_Exercise brief_
Select the lines below containing the word "with".

_Provided data_
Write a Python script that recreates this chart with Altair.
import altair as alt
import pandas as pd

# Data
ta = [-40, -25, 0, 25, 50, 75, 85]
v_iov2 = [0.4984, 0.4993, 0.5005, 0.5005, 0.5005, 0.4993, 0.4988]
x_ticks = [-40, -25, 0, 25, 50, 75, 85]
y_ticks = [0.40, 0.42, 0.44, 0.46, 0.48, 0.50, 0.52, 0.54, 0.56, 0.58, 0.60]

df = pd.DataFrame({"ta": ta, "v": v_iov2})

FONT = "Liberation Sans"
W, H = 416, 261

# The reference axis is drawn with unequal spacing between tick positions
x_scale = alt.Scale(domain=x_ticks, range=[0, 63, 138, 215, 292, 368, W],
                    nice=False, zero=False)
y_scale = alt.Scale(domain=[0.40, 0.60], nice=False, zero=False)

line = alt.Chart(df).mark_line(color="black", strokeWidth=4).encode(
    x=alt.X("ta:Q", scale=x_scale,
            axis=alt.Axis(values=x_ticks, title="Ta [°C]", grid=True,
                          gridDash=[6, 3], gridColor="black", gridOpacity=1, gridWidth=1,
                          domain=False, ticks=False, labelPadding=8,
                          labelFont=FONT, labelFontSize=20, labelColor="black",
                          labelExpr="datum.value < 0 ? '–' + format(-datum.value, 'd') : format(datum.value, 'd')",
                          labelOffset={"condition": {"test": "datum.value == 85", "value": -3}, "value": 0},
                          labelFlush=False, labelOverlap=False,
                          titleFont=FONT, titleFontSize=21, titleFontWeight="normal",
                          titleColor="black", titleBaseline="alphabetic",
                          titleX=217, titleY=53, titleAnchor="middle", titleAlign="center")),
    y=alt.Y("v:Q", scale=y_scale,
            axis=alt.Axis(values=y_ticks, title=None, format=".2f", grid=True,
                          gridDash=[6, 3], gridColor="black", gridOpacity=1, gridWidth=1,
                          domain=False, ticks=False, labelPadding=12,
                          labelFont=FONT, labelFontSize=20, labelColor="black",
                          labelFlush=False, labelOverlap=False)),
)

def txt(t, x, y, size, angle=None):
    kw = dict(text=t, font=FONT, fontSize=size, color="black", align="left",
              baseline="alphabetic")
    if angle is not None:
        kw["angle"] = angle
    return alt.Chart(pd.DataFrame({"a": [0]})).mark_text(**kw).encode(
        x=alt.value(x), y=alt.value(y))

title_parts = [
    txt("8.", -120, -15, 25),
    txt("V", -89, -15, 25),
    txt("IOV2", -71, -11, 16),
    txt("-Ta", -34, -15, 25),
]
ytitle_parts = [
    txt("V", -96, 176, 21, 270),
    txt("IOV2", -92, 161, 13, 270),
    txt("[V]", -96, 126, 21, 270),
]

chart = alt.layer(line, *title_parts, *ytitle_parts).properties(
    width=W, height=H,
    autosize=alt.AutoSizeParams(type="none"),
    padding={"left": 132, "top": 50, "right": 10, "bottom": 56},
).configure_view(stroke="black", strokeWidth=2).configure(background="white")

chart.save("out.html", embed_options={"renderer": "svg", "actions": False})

_Correct result_
Write a Python script that recreates this chart with Altair.
# The reference axis is drawn with unequal spacing between tick positions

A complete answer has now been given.